AI Summary • Published on Nov 24, 2025
AI agents are becoming essential in enterprise workflows, relying on shared tool libraries and pre-trained components, which introduces significant supply chain security vulnerabilities. While prior research has shown behavioral backdoor detection within individual Large Language Model (LLM) architectures, the crucial aspect of how these detection methods generalize across different LLMs has been largely unexplored. This gap poses serious risks for organizations that deploy multiple AI systems, as existing single-model detectors may fail to protect against backdoors in different LLM environments.
The researchers conducted the first systematic study on cross-LLM behavioral backdoor detection, evaluating its generalization across six diverse production LLMs (GPT-5.1, Claude Sonnet 4.5, Grok 4.1, Llama 4 Maverick, GPT-OSS 120B, and DeepSeek Chat V3.1). They generated 1,198 execution traces from 100 varied agent tasks and simulated two types of backdoors: data poisoning via few-shot examples and tool manipulation. A detection system was developed, consisting of trace collection, extraction of 51 behavioral features across temporal, sequence, action, and data-flow categories, and classification using Support Vector Machine (SVM) and Random Forest models. They performed 36 cross-model experiments to quantify the generalization gap and analyzed feature stability using the coefficient of variation (CV). Four detection strategies were compared: single-model, pooled training, ensemble voting, and model-aware detection, where model identity was included as an additional feature.

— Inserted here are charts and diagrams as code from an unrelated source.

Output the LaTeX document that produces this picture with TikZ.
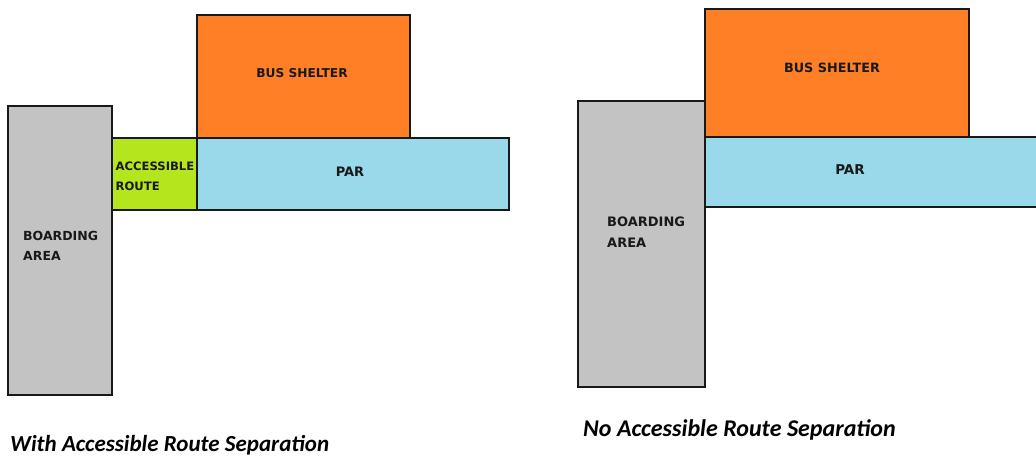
\documentclass[tikz,border=0pt]{standalone}
\usepackage{fontspec}
\setmainfont{DejaVu Sans}
\newfontfamily\captionfont{Carlito}
\definecolor{shelter}{RGB}{255,127,39}
\definecolor{parblue}{RGB}{153,217,234}
\definecolor{routegreen}{RGB}{181,230,29}
\definecolor{boardgray}{RGB}{195,195,195}
\definecolor{edge}{RGB}{25,25,25}
\begin{document}
\begin{tikzpicture}[x=1pt,y=-1pt,
  zone/.style={draw=edge,line width=2.6pt},
  tag/.style={font=\bfseries\fontsize{12.2}{20}\selectfont,text=black!90,inner sep=0pt},
  tagB/.style={tag,font=\bfseries\fontsize{12.8}{21}\selectfont},
  caption/.style={font=\captionfont\bfseries\itshape\fontsize{23}{26}\selectfont,inner sep=0pt,anchor=west}]
\useasboundingbox (0,0) rectangle (1036,457);
\begin{scope}
\clip (0,0) rectangle (1036,457);
% ---- layout with a separate accessible route ----
\path[zone,fill=shelter]    (197,15)  rectangle (410,138);
\path[zone,fill=parblue]    (197,138) rectangle (509,210);
\path[zone,fill=routegreen] (112,138) rectangle (197,210);
\path[zone,fill=boardgray]  (8,106)   rectangle (112,395);
\node[tag] (shelterA) at (302,73) {BUS SHELTER};
\node[tag,font=\bfseries\fontsize{13}{20}\selectfont] (parA) at (350,172) {PAR};
\node[tag,align=left,anchor=west,font=\bfseries\fontsize{11.6}{20}\selectfont] (routeA) at (115.5,176) {ACCESSIBLE\\ROUTE};
\node[tag,align=left,anchor=west,font=\bfseries\fontsize{12.5}{20}\selectfont] (boardA) at (23,246) {BOARDING\\AREA};
\node[caption] (capA) at (10,445) {With Accessible Route Separation};
% ---- layout without a separate accessible route ----
\path[zone,fill=shelter]   (705,9)   rectangle (969,137);
\path[zone,fill=parblue]   (705,137) rectangle (1045,207);
\path[zone,fill=boardgray] (578,101) rectangle (705,387);
\node[tagB] (shelterB) at (832,68) {BUS SHELTER};
\node[tagB,font=\bfseries\fontsize{13.5}{21}\selectfont] (parB) at (850,170) {PAR};
\node[tagB,align=left,anchor=west,font=\bfseries\fontsize{13}{21}\selectfont] (boardB) at (607,232.5) {BOARDING\\AREA};
\node[caption,font=\captionfont\bfseries\itshape\fontsize{24}{27}\selectfont] (capB) at (583,430) {No Accessible Route Separation};
\end{scope}
\end{tikzpicture}
\end{document}
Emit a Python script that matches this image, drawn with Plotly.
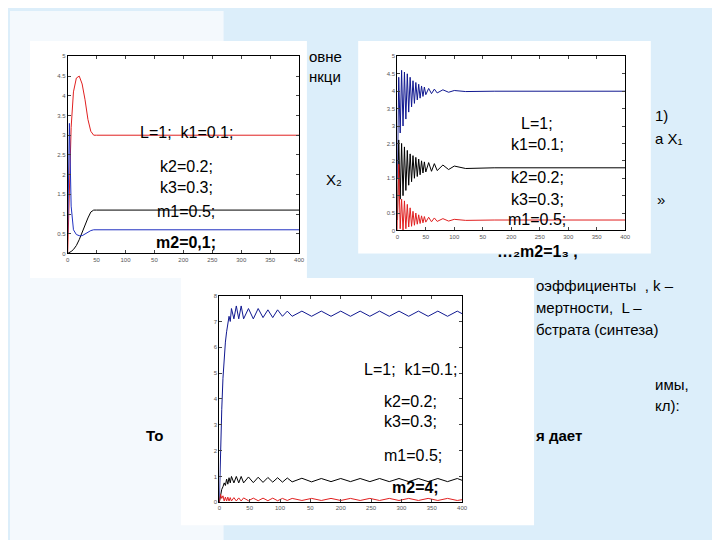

The study found a critical generalization gap: single-model detectors achieved 92.7% accuracy within their trained LLM distribution but only 49.2% accuracy when applied to different LLMs, a substantial 43.4 percentage point drop, effectively equivalent to random guessing. This failure was attributed to model-specific behavioral signatures, particularly in temporal features which exhibited high variance (CV >> 0.8) across different LLM architectures. Each LLM displayed backdoors through distinct behavioral patterns, meaning a detector trained for one model's signature could not recognize another's. A simple deployment strategy, "model-aware detection," which incorporates the LLM's identity as an additional feature, successfully achieved 90.6% universal accuracy across all evaluated models. This demonstrated that while the generalization gap is severe, it can be effectively mitigated with appropriate multi-LLM training.
These findings have immediate and significant practical implications for organizations. Those using multiple LLMs cannot rely on single-model backdoor detectors and require unified detection strategies. The model-aware approach offers a practical path forward for heterogeneous LLM deployments, though it requires representative training data for each deployed model and retraining for major model updates. For security-critical deployments, confidence thresholding and human review are recommended to manage false positives and negatives. The research also highlights the need for LLM providers to consider publishing model-specific behavioral baselines and standardizing trace formats. Future work should focus on robustness against adaptive adversaries, few-shot adaptation for new LLMs, truly model-agnostic detection, and evaluating detection at enterprise scale.